Zeiten, in denen Du hart auf die Probe Deines und unseres Glaubens gestellt wurdest. Zeiten, die Du ausgehalten und durchgestanden hast, mit einem unbeugsamen Willen und klaren Zielen, gestärkt durch dein Vertrauen in Gottes Hand.
Das Bild der Karwoche, die mit dem Palmsonntag begann, würde hier als Metapher mehr als passen, bis hin, dass wir so etwas wie ein Osterfest mit dir feiern können.

Du bist nach alle den schweren Zeiten zurück im Leben, mehr denn je! Du darfst heute – mehr denn je – mit Stolz auf das blicken, was du in deinem Leben geschafft hast – als Priester, als Pfarrer, als Mensch, als Freund.
Jeder sieht dabei in dir natürlich etwas anderes, jedem sind andere Facetten wichtig: der eine mehr den Pastor, der andere mehr den Seelsorger, der eine heute den Freund, morgen den Nachbarn, der eine braucht mehr den Ratgeber, ein anderer eher den Priester, dem er sich anvertrauen kann.
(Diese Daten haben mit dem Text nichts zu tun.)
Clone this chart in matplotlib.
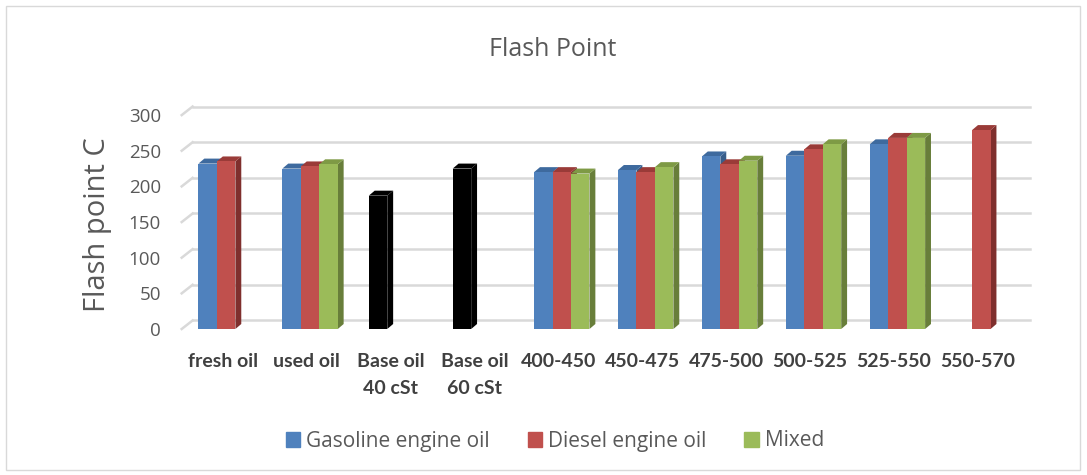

Manche Menschen reiben sich nach wie vor an dir und mögen dich trotzdem – weil alle wissen, was wir an dir haben:

Einen sorgenden Seelsorger,
einen lebendigen Verkünder
einen Priester für die Menschen
also: einen richtig guten Mitmenschen.





Lieber Friedhelm, für all das, was Du tust und getan hast,
herzlichen Dank.
Für alles was kommt, weiterhin dein unerschütterliches Gottvertrauen.
Suche und behalte deinen Platz bei den Menschen
in ihrer Nähe und in ihren Herzen –
denn das ist die Seelsorge, die wir brauchen
und an dir so schätzen. - Vielen Dank.